Existing home sales fell 3 percent in September, according to the National Association of Realtors (NAR). The seasonally adjusted rate in September was 4.91 million, down from the revised August figure of 5.06 million, which was a five-month high. Still, the current rate is 11.3 percent above the 4.41 million unit pace in September 2010.
Single-family home sales fell 3.6 percent to an annual rate of 4.33 million in September from 4.49 million in August, but are 12.2 percent above the 3.86 million-unit level in September 2010. The median existing single-family home price was $165,600 in September, down 3.9 percent from a year ago.

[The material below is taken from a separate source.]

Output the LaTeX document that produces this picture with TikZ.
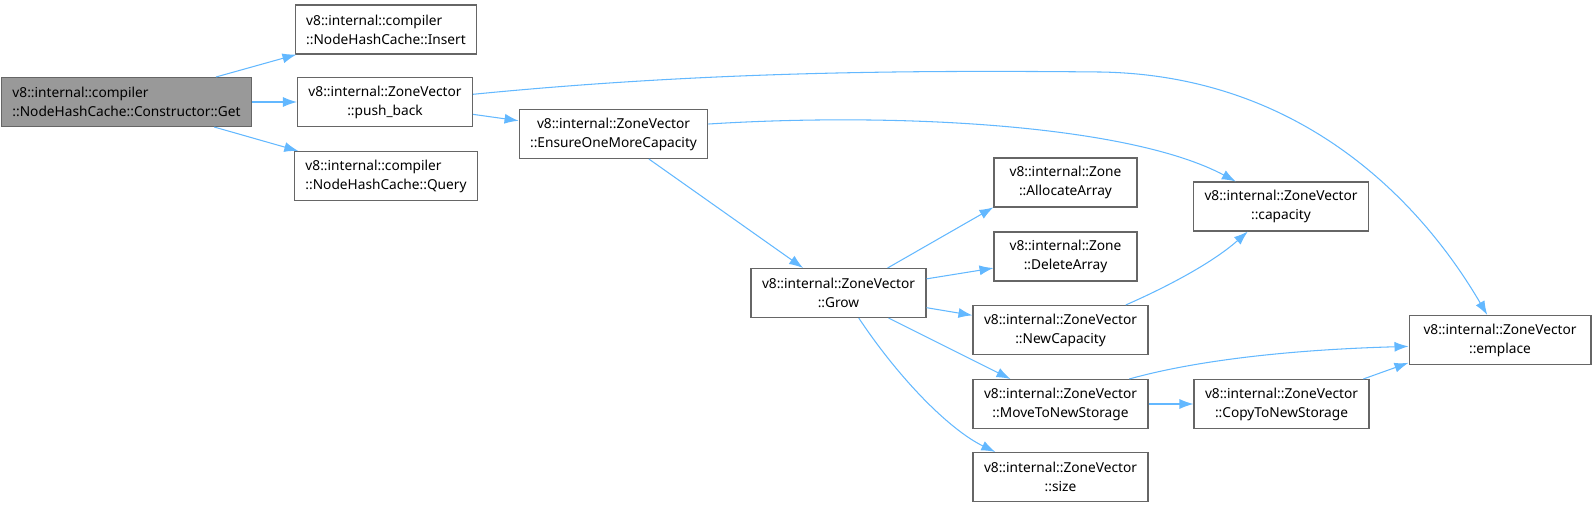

Lawrence Yun, NAR chief economist, said the market has been stable although at low levels, and there is plenty of room for improvement. "Existing-home sales have bounced around this year, staying relatively close to the current level in most months," he said. "The irony is affordability conditions have improved to historic highs and more creditworthy borrowers are trying to purchase homes, but the share of contract failures is double the level of September 2010. Even so, the volume of successful buyers is higher than a year ago and is remaining fairly stable - this speaks to an unfulfilled demand."

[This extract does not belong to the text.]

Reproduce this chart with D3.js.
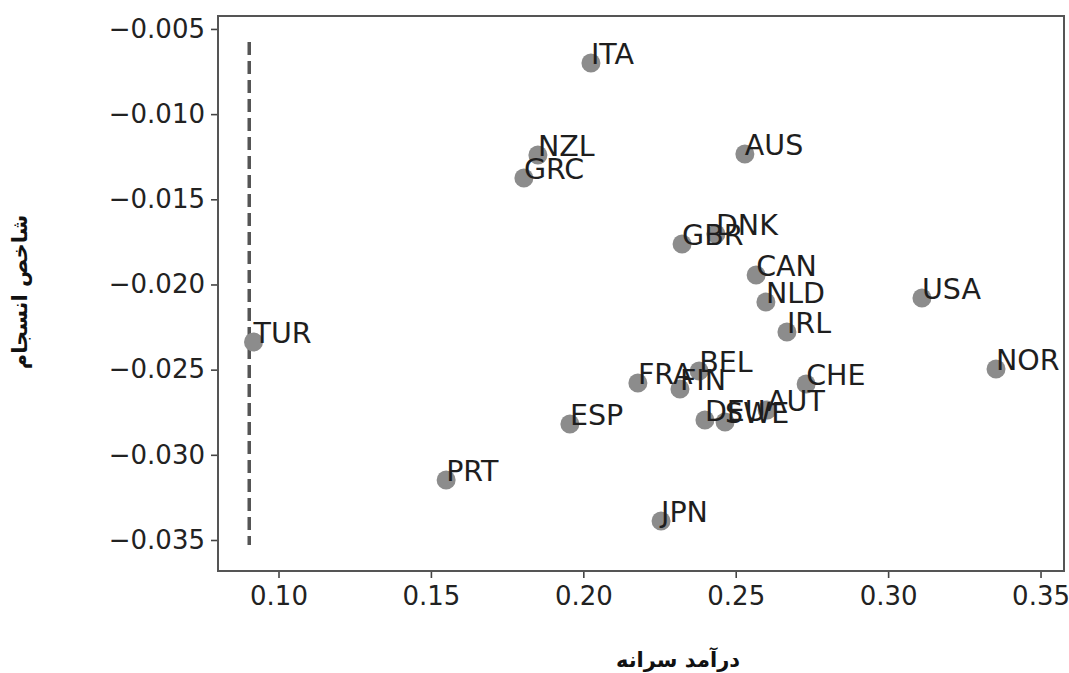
<!DOCTYPE html>
<html>
<head>
<meta charset="utf-8">
<script src="https://cdn.jsdelivr.net/npm/d3@7"></script>
<style>
  html, body { margin: 0; padding: 0; background: #fff; }
  svg { display: block; }
</style>
</head>
<body>
<svg id="chart" width="1069" height="673"></svg>
<script>
// Country codes, per-capita income and cohesion index
const countries = ["ITA","NZL","GRC","AUS","DNK","GBR","CAN","NLD","USA","IRL","TUR","NOR","BEL","CHE","FRA","FIN","AUT","DEU","SWE","ESP","PRT","JPN"];
const income = [0.2025,0.1851,0.1805,0.2530,0.2435,0.2324,0.2567,0.2599,0.3111,0.2668,0.0918,0.3354,0.2380,0.2731,0.2179,0.2317,0.2603,0.2399,0.2465,0.1956,0.1550,0.2255];
const cohesion = [-0.0070,-0.0124,-0.01375,-0.01234,-0.01704,-0.01762,-0.01944,-0.02103,-0.02079,-0.02279,-0.02338,-0.02496,-0.02508,-0.02584,-0.02578,-0.02614,-0.02737,-0.02796,-0.02807,-0.02819,-0.03148,-0.03389];

// Reference vertical line
const refLineX = [0.0904];
const refLineY = [-0.00576, -0.03529];

const xTicks = [0.10, 0.15, 0.20, 0.25, 0.30, 0.35];
const yTicks = [-0.005, -0.010, -0.015, -0.020, -0.025, -0.030, -0.035];

const xLabel = "درآمد سرانه";
const yLabel = "شاخص انسجام";

const margin = {left: 218, right: 5, top: 16, bottom: 102};
const W = 1069, H = 673;
const svg = d3.select("#chart");

const x = d3.scaleLinear().domain([0.08015, 0.3577]).range([margin.left, W - margin.right]);
const y = d3.scaleLinear().domain([-0.03682, -0.00424]).range([H - margin.bottom, margin.top]);

const font = "'DejaVu Sans', sans-serif";

// Axes
const xAxis = d3.axisBottom(x).tickValues(xTicks).tickFormat(d3.format(".2f")).tickSizeOuter(0).tickSize(7).tickPadding(9);
const yAxis = d3.axisLeft(y).tickValues(yTicks).tickFormat(d => d3.format(".3f")(d).replace("-", "\u2212")).tickSizeOuter(0).tickSize(7).tickPadding(6);

const gx = svg.append("g").attr("transform", `translate(0,${H - margin.bottom})`).call(xAxis);
const gy = svg.append("g").attr("transform", `translate(${margin.left},0)`).call(yAxis);
[gx, gy].forEach(g => {
  g.select(".domain").remove();
  g.selectAll(".tick line").attr("stroke", "#444").attr("stroke-width", 1.6);
  g.selectAll(".tick text").attr("fill", "#222").style("font-family", font).style("font-size", "26px");
});

// Frame
svg.append("rect")
  .attr("x", margin.left).attr("y", margin.top)
  .attr("width", W - margin.right - margin.left)
  .attr("height", H - margin.bottom - margin.top)
  .attr("fill", "none").attr("stroke", "#555").attr("stroke-width", 2);

// Dashed reference line
svg.append("line")
  .attr("x1", x(refLineX[0])).attr("x2", x(refLineX[0]))
  .attr("y1", y(refLineY[0])).attr("y2", y(refLineY[1]))
  .attr("stroke", "#555").attr("stroke-width", 3.5)
  .attr("stroke-dasharray", "13,6");

const data = countries.map((c, i) => ({c, x: income[i], y: cohesion[i]}));

// Points
svg.append("g").selectAll("circle").data(data).join("circle")
  .attr("cx", d => x(d.x)).attr("cy", d => y(d.y)).attr("r", 9.5)
  .attr("fill", "#8c8c8c");

// Country labels
svg.append("g").selectAll("text").data(data).join("text")
  .attr("x", d => x(d.x)).attr("y", d => y(d.y) + 1)
  .attr("fill", "#1e1e1e")
  .style("font-family", font).style("font-size", "28.5px")
  .text(d => d.c);

// Axis titles
svg.append("text")
  .attr("x", 678).attr("y", 667)
  .attr("text-anchor", "middle")
  .attr("fill", "#111")
  .style("font-family", font).style("font-size", "21px").style("font-weight", "bold")
  .text(xLabel);

svg.append("text")
  .attr("transform", "translate(27,292) rotate(-90)")
  .attr("text-anchor", "middle")
  .attr("fill", "#111")
  .style("font-family", font).style("font-size", "21px").style("font-weight", "bold")
  .text(yLabel);
</script>
</body>
</html>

NAR President Ron Phipps, broker-president of Phipps Realty in Warwick, R.I., said access to credit is unbalanced. "All year we've been discussing the fact that many creditworthy home buyers are being denied mortgages," he said. "On top of that, loan limits have been lowered, which means buyers of higher priced homes, including many in more expensive housing markets, now have to pay a higher interest rate for a jumbo mortgage than buyers who can qualify for a conventional loan. We need to remove the roadblocks to a housing recovery-not place more obstacles in the way of financially qualified buyers."
In related housing news, remodeling activity is expected to remain weak through the first half of 2012.